Fears over 'ghost ships' sailing under the radar

Russell Hope, News Reporter

A growing number of so-called 'ghost ships' are turning off identification systems to engage in suspected criminal activities.

Analysts say cargo ships and other vessels are routinely "going dark", making it impossible for authorities to know where they are or what they are doing, risking collisions and loss of life in busy shipping lanes.

It is feared those craft are exploiting the vulnerability of maritime security to deal in drugs, arms or people, and that terror groups are among those benefiting.

A ship's automatic identification system (AIS) is the tracking device that charts every mile of its journey and is meant by to stay on throughout the voyage.

Under maritime law, passenger ships and non-passenger ships over 3,000 gross tonnes on international voyages must be fitted with them.

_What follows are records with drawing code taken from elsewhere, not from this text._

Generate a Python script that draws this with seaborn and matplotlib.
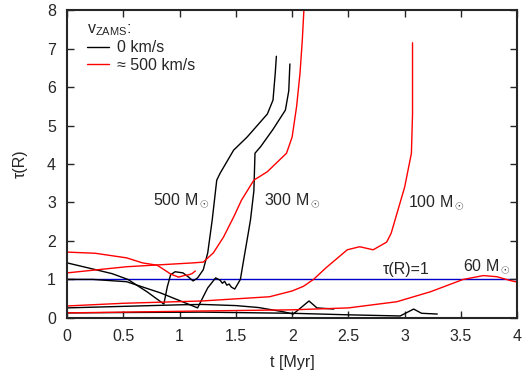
import numpy as np
import pandas as pd
import matplotlib
matplotlib.use("Agg")
import matplotlib.pyplot as plt
import seaborn as sns
from matplotlib.lines import Line2D

# ---- data ----
# 0 km/s (black)
t_b500 = [0, 0.23, 0.4, 0.54, 0.71, 0.86, 0.89, 0.92, 0.96, 1.03, 1.08, 1.12, 1.16, 1.21, 1.25, 1.29, 1.33, 1.36, 1.48, 1.6, 1.78, 1.83, 1.85, 1.86]
y_b500 = [1.43, 1.27, 1.15, 1.0, 0.68, 0.36, 0.8, 1.12, 1.2, 1.17, 1.06, 0.96, 1.04, 1.25, 1.69, 2.55, 3.58, 3.76, 4.36, 4.7, 5.3, 5.66, 6.36, 6.8]
t_b300 = [0, 0.23, 0.53, 0.83, 1.16, 1.21, 1.25, 1.32, 1.36, 1.38, 1.40, 1.42, 1.44, 1.46, 1.49, 1.54, 1.58, 1.61, 1.63, 1.66, 1.67, 1.72, 1.83, 1.94, 1.97, 1.98]
y_b300 = [1.0, 1.0, 0.94, 0.65, 0.26, 0.55, 0.78, 1.04, 0.98, 0.9, 0.95, 0.85, 0.88, 0.8, 0.75, 1.0, 1.69, 2.2, 2.55, 3.3, 4.28, 4.45, 4.9, 5.4, 5.9, 6.6]
t_b100 = [0, 0.5, 1.0, 1.2, 1.5, 1.7, 1.92, 2.01, 2.15, 2.22, 2.37]
y_b100 = [0.26, 0.3, 0.34, 0.35, 0.32, 0.27, 0.16, 0.1, 0.44, 0.26, 0.23]
t_b60 = [0, 0.5, 1.2, 2.0, 2.5, 2.96, 3.08, 3.15, 3.29]
y_b60 = [0.13, 0.14, 0.15, 0.12, 0.08, 0.05, 0.23, 0.12, 0.1]

# ~500 km/s (red)
t_r500 = [0, 0.25, 0.53, 0.67, 0.8, 0.89, 0.92, 0.99, 1.04, 1.08, 1.11, 1.14]
y_r500 = [1.71, 1.68, 1.56, 1.43, 1.37, 1.2, 1.14, 1.06, 1.1, 1.12, 1.15, 1.22]
t_r300 = [0, 0.53, 1.12, 1.21, 1.3, 1.39, 1.48, 1.55, 1.66, 1.78, 1.95, 2.0, 2.04, 2.07, 2.09, 2.11]
y_r300 = [1.17, 1.33, 1.43, 1.45, 1.69, 2.1, 2.62, 3.06, 3.58, 3.8, 4.28, 4.7, 5.5, 6.36, 7.2, 8.3]
t_r100 = [0, 0.5, 1.2, 1.8, 2.0, 2.1, 2.19, 2.3, 2.49, 2.6, 2.72, 2.84, 2.88, 2.93, 3.0, 3.03, 3.06, 3.07, 3.07]
y_r100 = [0.31, 0.38, 0.44, 0.55, 0.7, 0.82, 1.0, 1.3, 1.77, 1.85, 1.77, 1.97, 2.2, 2.7, 3.4, 3.84, 4.28, 5.3, 7.15]
t_r60 = [0, 0.5, 1.2, 2.0, 2.5, 2.93, 3.23, 3.52, 3.7, 3.82, 3.94, 4.0]
y_r60 = [0.13, 0.15, 0.18, 0.21, 0.26, 0.42, 0.68, 1.0, 1.1, 1.07, 0.97, 0.93]

labels = ["500 M$_\\odot$", "300 M$_\\odot$", "100 M$_\\odot$", "60 M$_\\odot$", "\u03c4(R)=1"]
label_t = [0.76, 1.75, 3.03, 3.52, 2.81]
label_y = [3.04, 3.04, 3.0, 1.32, 1.27]

xticks = [0, 0.5, 1, 1.5, 2, 2.5, 3, 3.5, 4]
xticklabels = ["0", "0.5", "1", "1.5", "2", "2.5", "3", "3.5", "4"]
yticks = [0, 1, 2, 3, 4, 5, 6, 7, 8]

# ---- build table ----
rows = []
series = [
    ("b500", "0 km/s", t_b500, y_b500),
    ("b300", "0 km/s", t_b300, y_b300),
    ("b100", "0 km/s", t_b100, y_b100),
    ("b60", "0 km/s", t_b60, y_b60),
    ("r500", "\u2248 500 km/s", t_r500, y_r500),
    ("r300", "\u2248 500 km/s", t_r300, y_r300),
    ("r100", "\u2248 500 km/s", t_r100, y_r100),
    ("r60", "\u2248 500 km/s", t_r60, y_r60),
]
for name, grp, ts, ys in series:
    for i, (t, y) in enumerate(zip(ts, ys)):
        rows.append({"track": name, "v": grp, "t": t, "tau": y, "order": i})
df = pd.DataFrame(rows)

sns.set_style("ticks")
plt.rcParams["font.family"] = ["Liberation Sans", "DejaVu Sans"]
plt.rcParams["mathtext.fontset"] = "custom"
plt.rcParams["mathtext.rm"] = "Liberation Sans"
plt.rcParams["mathtext.it"] = "Liberation Sans"

fig = plt.figure(figsize=(5.24, 3.74), dpi=100)
ax = fig.add_axes([0.128, 0.150, 0.859, 0.823])

palette = {"0 km/s": "black", "\u2248 500 km/s": "#ff0000"}
sns.lineplot(data=df, x="t", y="tau", hue="v", units="track", estimator=None,
             sort=False, palette=palette, lw=1.0, ax=ax, legend=False)

ax.axhline(1.0, color="#0000c8", lw=1.0, zorder=0)

for txt, tx, ty in zip(labels, label_t, label_y):
    ax.text(tx, ty, txt, fontsize=11.5, va="center", ha="left")

handles = [Line2D([], [], color="black", lw=1.0), Line2D([], [], color="#ff0000", lw=1.0)]
leg = ax.legend(handles, ["0 km/s", "\u2248 500 km/s"], title="v$_{ZAMS}$:",
                loc="upper left", bbox_to_anchor=(0.03, 0.985), frameon=False,
                fontsize=11.5, title_fontsize=11.5, handlelength=1.4,
                handletextpad=0.5, labelspacing=0.15, borderaxespad=0.0)
leg._legend_box.align = "left"

ax.set_xlim(0, 4)
ax.set_ylim(0, 8)
ax.set_xticks(xticks)
ax.set_xticklabels(xticklabels)
ax.set_yticks(yticks)
ax.tick_params(direction="in", top=True, right=True, length=5, width=1.0,
               labelsize=11.5, pad=8)
for s in ax.spines.values():
    s.set_linewidth(1.5)
ax.set_xlabel("t [Myr]", fontsize=11.5, labelpad=8)
ax.set_ylabel("\u03c4(R)", fontsize=11.5, labelpad=14)

fig.savefig("out.png", dpi=100)
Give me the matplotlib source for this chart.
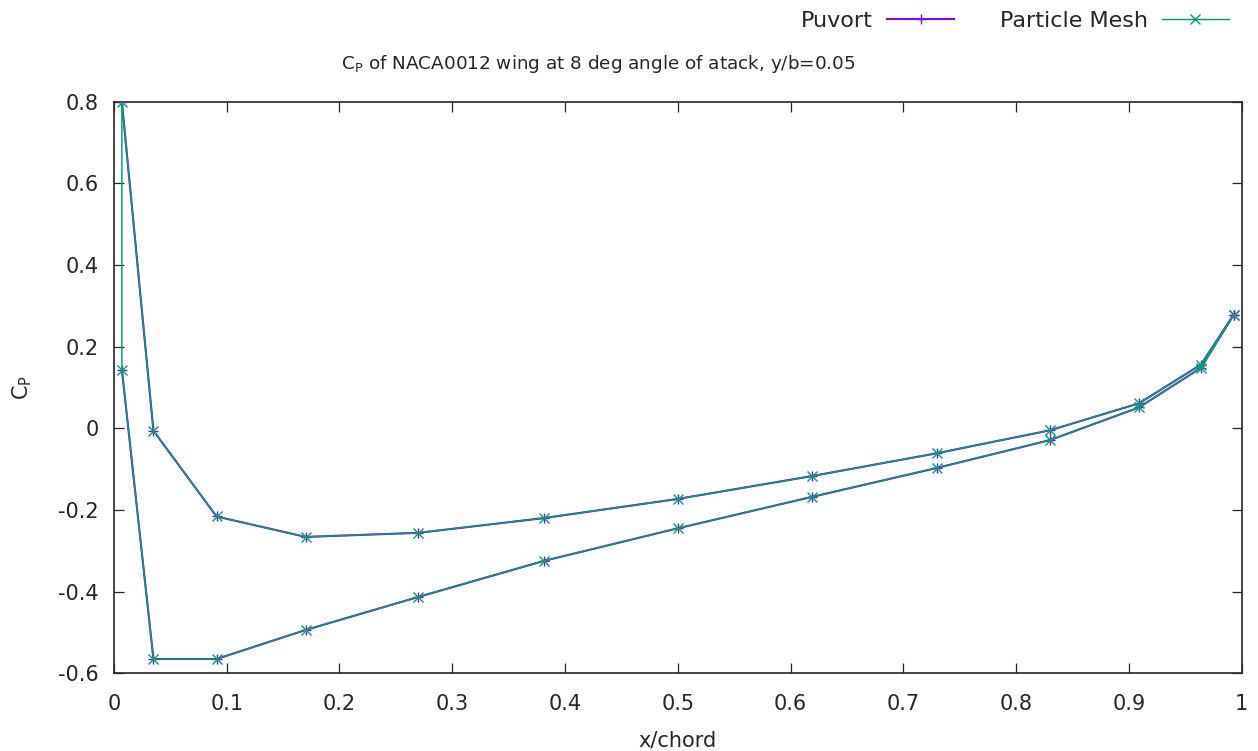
import matplotlib
matplotlib.use("Agg")
import matplotlib.pyplot as plt
from matplotlib.ticker import FixedLocator, FuncFormatter
import numpy as np

# Chordwise stations (cosine spacing) and pressure coefficients
x_chord = [0.007, 0.035, 0.091, 0.170, 0.270, 0.381, 0.500,
           0.619, 0.730, 0.830, 0.909, 0.964, 0.993]
cp_pressure_side = [0.800, -0.006, -0.216, -0.266, -0.256, -0.220, -0.173,
                    -0.117, -0.061, -0.005, 0.061, 0.156, 0.278]
cp_suction_side = [0.144, -0.565, -0.565, -0.494, -0.413, -0.325, -0.245,
                   -0.168, -0.097, -0.029, 0.051, 0.148, 0.278]

series_names = ["Puvort", "Particle Mesh"]
x_ticks = [0, 0.1, 0.2, 0.3, 0.4, 0.5, 0.6, 0.7, 0.8, 0.9, 1]
y_ticks = [-0.6, -0.4, -0.2, 0, 0.2, 0.4, 0.6, 0.8]

PURPLE = "#9400D3"
GREEN = "#009E73"
INK = "#262626"
FS = 15

fig = plt.figure(figsize=(12.58, 7.51), dpi=100)
ax = fig.add_axes([0.0906, 0.1035, 0.8963, 0.7611])

# Puvort: two separate surface traces (no link across the leading edge)
xs_p = list(x_chord) + [np.nan] + list(x_chord)
ys_p = list(cp_pressure_side) + [np.nan] + list(cp_suction_side)
# Particle Mesh: one closed walk TE -> LE -> TE
xs_m = list(x_chord[::-1]) + list(x_chord)
ys_m = list(cp_pressure_side[::-1]) + list(cp_suction_side)

l1, = ax.plot(xs_p, ys_p, color=PURPLE, lw=1.5, marker="+", ms=7.5,
              mew=1.0, label=series_names[0], zorder=3)
l2, = ax.plot(xs_m, ys_m, color=GREEN, lw=1.05, marker="x", ms=6.5,
              mew=1.0, label=series_names[1], zorder=4)

ax.set_xlim(0, 1)
ax.set_ylim(-0.6, 0.8)
ax.xaxis.set_major_locator(FixedLocator(x_ticks))
ax.yaxis.set_major_locator(FixedLocator(y_ticks))
fmt = FuncFormatter(lambda v, pos: "%g" % round(v, 3))
ax.xaxis.set_major_formatter(fmt)
ax.yaxis.set_major_formatter(fmt)

ax.tick_params(direction="in", length=7.5, width=0.9, top=True, right=True,
               labelsize=FS, colors=INK)
ax.tick_params(axis="x", pad=15)
ax.tick_params(axis="y", pad=11)
for s in ax.spines.values():
    s.set_linewidth(1.2)
    s.set_color(INK)

ax.set_xlabel("x/chord", fontsize=FS, color=INK)
ax.xaxis.set_label_coords(0.5, -0.100)
ax.set_ylabel(r"C$_\mathrm{P}$", fontsize=FS, color=INK)
ax.yaxis.set_label_coords(-0.071, 0.5)

fig.text(598.5 / 1258, 1 - 64 / 751,
         r"C$_\mathrm{P}$ of NACA0012 wing at 8 deg angle of atack, y/b=0.05",
         ha="center", va="center", fontsize=13.2, color=INK)

leg = fig.legend(handles=[l1, l2], loc="upper right", ncol=2,
                 bbox_to_anchor=(1228.5 / 1258, 0.985), frameon=False,
                 markerfirst=False, numpoints=1, handlelength=3.0,
                 handletextpad=0.63, columnspacing=2.07, borderpad=0,
                 borderaxespad=0, fontsize=16)
for t in leg.get_texts():
    t.set_color(INK)

fig.savefig("out.png", dpi=100)
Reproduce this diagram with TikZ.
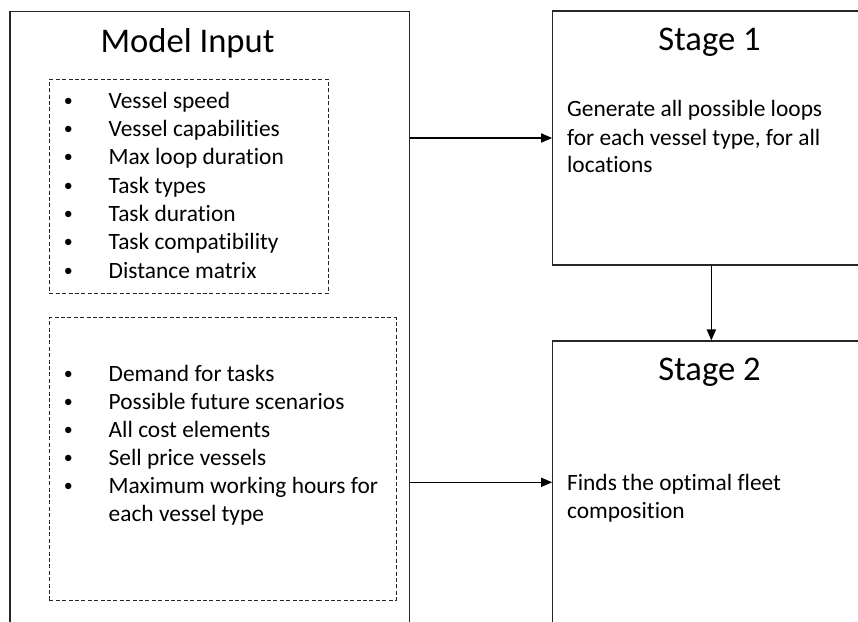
\documentclass[tikz,border=0pt]{standalone}
\usepackage{fontspec}
\setmainfont{Carlito}[Ligatures=NoCommon]
\usetikzlibrary{arrows.meta}

\begin{document}
\begin{tikzpicture}[
    x=0.5pt, y=-0.5pt,
    block/.style={rectangle, draw=black!85, line width=0.6pt, inner sep=0pt},
    group/.style={rectangle, draw=black!85, line width=0.5pt, dash pattern=on 2pt off 1.2pt, inner sep=0pt},
    title/.style={font=\fontsize{17.3}{20}\selectfont, anchor=base, inner sep=0pt},
    item/.style={font=\fontsize{11.7}{14}\selectfont, anchor=base west, inner sep=0pt},
    dot/.style={font=\fontsize{9}{11}\selectfont, anchor=base, inner sep=0pt},
    flow/.style={-{Triangle[length=5.5pt,width=4.6pt]}, line width=0.6pt}
  ]
    \useasboundingbox (0,0) rectangle (858,622);
    \clip (0,0) rectangle (858,622);

    % main boxes
    \node[block, minimum width=199.65pt, minimum height=306.15pt] (input) at (209.65,317.85) {};
    \node[block, minimum width=158.65pt, minimum height=127pt] (stage1) at (711.35,138) {};
    \node[block, minimum width=158.65pt, minimum height=141.3pt] (stage2) at (711.35,482.3) {};

    % dashed groups of inputs
    \node[group, minimum width=139.5pt, minimum height=107pt] (group1) at (188.8,186.3) {};
    \node[group, minimum width=173.35pt, minimum height=141.15pt] (group2) at (222.65,458.85) {};

    % titles
    \node[title] (inputtitle) at (187.5,52.7) {Model Input};
    \node[title] (stage1title) at (709.5,50) {Stage 1};
    \node[title] (stage2title) at (709.5,380) {Stage 2};

    % first list
    \foreach \txt [count=\i] in {Vessel speed, Vessel capabilities, Max loop duration,
        Task types, Task duration, Task compatibility, Distance matrix} {
      \node[dot] (b\i) at (68.3,78+28.3*\i) {\textbullet};
      \node[item] (p\i) at (108.3,80+28.3*\i) {\txt};
    }

    % second list
    \foreach \txt [count=\i] in {Demand for tasks, Possible future scenarios, All cost elements,
        Sell price vessels, Maximum working hours for} {
      \node[dot] (c\i) at (68.3,350.9+28.1*\i) {\textbullet};
      \node[item] (q\i) at (108.3,352.9+28.1*\i) {\txt};
    }
    \node[item] (q6) at (108.3,521.7) {each vessel type};

    % stage texts
    \node[item] (s1a) at (566.7,116.7) {Generate all possible loops};
    \node[item] (s1b) at (566.7,145) {for each vessel type, for all};
    \node[item] (s1c) at (566.7,172.7) {locations};
    \node[item] (s2a) at (566.7,490) {Finds the optimal fleet};
    \node[item] (s2b) at (566.7,518.3) {composition};

    % connectors
    \draw[flow] (input.east |- stage1.west) -- (stage1.west);
    \draw[flow] (input.east |- stage2.west) -- (stage2.west);
    \draw[flow] (stage1.south) -- (stage2.north);
  \end{tikzpicture}
\end{document}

Ships deactivating the GPS device are breaking the law, as well as becoming a danger to themselves and other vessels.

Ami Daniel, chief executive of maritime analytics company Windward, told The Times: "This behaviour we would describe as anomalous and can be an indicator of illicit activity."

Windward analysts tracked one ship that had 12 days of questionable manoeuvres while sailing to Gibraltar, as it drifted off course and deactivated its tracking systems.

Later it "went dark" for 28 hours inside the area of the Port of Oran in Algeria, a region notorious for the trading of arms, drugs and people.

The data firm said it was extremely dangerous to turn off AIS in the middle of such a busy shipping strait.

Next, it spent 11 hours off the coast of Islay, the southernmost island of the Inner Hebrides, where there are no major ports.

Another vessel, an oil tanker, made two unusual stops, sailing untracked for seven and 15 hours respectively, while voyaging from Libya to Greece.

Such unscheduled and seemingly random stops suggest they were meeting other ships to make an illicit exchange.

Windward's data showed that 2,850 ships disappeared off the radar before entering European waters in January and February alone, and while some may have had technical difficulties, most are thought to have been engaged in illegal activity

Many of the dubious stops are centred on terrorism hotspots such as Libya and Syria, sparking fears terror groups such as Islamic State and al-Qaeda are among those exploiting the loopholes in maritime security.

While the threat to Britain is diffcult to guage, the UK Coastguard says it is taking seriously claims that hundreds of 'ghost' ships have been travelling to British waters.

More than 550 tons of drugs have been seized from 140 ships in EU waters since 2007.